— START OF DATA —

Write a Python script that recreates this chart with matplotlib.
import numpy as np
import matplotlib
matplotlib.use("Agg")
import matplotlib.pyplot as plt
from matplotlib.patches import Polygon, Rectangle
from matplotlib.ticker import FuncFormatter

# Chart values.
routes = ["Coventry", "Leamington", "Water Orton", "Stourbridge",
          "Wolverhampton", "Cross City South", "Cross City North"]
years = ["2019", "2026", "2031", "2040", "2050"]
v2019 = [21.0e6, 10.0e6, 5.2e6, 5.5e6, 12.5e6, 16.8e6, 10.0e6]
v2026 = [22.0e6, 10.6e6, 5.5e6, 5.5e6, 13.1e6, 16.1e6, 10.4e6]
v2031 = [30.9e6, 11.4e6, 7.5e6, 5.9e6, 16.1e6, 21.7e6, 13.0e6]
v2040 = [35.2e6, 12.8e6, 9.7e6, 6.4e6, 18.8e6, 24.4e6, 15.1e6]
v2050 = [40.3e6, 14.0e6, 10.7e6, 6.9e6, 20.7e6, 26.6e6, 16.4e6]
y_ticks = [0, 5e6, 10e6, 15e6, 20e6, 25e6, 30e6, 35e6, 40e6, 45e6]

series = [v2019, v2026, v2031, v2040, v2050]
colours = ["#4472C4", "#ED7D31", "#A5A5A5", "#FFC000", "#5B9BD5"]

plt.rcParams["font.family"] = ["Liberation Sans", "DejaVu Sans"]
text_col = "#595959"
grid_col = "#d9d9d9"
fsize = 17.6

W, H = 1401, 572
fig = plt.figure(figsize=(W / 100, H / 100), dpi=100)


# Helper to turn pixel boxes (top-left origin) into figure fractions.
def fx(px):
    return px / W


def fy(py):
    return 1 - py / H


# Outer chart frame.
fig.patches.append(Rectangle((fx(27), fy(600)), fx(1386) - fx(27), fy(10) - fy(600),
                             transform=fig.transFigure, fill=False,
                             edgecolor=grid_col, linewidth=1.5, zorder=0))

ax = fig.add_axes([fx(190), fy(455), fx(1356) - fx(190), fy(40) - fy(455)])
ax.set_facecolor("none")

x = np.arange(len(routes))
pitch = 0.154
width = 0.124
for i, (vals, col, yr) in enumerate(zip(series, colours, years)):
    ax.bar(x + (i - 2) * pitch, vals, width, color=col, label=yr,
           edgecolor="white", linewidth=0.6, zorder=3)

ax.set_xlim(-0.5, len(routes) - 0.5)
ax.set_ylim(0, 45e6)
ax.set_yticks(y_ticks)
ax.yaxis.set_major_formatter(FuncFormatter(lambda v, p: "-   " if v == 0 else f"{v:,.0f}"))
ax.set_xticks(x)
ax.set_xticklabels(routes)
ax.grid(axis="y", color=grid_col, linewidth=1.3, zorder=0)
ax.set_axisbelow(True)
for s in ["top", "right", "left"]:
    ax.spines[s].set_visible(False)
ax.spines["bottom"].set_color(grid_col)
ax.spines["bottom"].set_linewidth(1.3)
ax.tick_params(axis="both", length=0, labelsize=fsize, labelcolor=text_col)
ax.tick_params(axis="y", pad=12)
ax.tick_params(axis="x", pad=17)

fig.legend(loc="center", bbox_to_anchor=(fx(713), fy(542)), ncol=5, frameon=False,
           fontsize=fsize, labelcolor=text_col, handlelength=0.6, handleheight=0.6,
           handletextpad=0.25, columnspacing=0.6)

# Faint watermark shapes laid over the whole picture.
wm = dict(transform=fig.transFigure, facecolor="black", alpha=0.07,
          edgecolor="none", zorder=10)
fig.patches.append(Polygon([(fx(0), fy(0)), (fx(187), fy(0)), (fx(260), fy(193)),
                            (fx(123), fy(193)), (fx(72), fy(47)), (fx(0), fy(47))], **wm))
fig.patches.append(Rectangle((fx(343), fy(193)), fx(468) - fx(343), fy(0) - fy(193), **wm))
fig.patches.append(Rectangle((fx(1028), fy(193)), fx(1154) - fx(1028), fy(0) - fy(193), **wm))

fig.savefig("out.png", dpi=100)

— END OF DATA —

Where a line above contains the word "matplotlib", copy that line.

_THE COMPLETED TASK_:
Write a Python script that recreates this chart with matplotlib.
import matplotlib
matplotlib.use("Agg")
import matplotlib.pyplot as plt
from matplotlib.patches import Polygon, Rectangle
from matplotlib.ticker import FuncFormatter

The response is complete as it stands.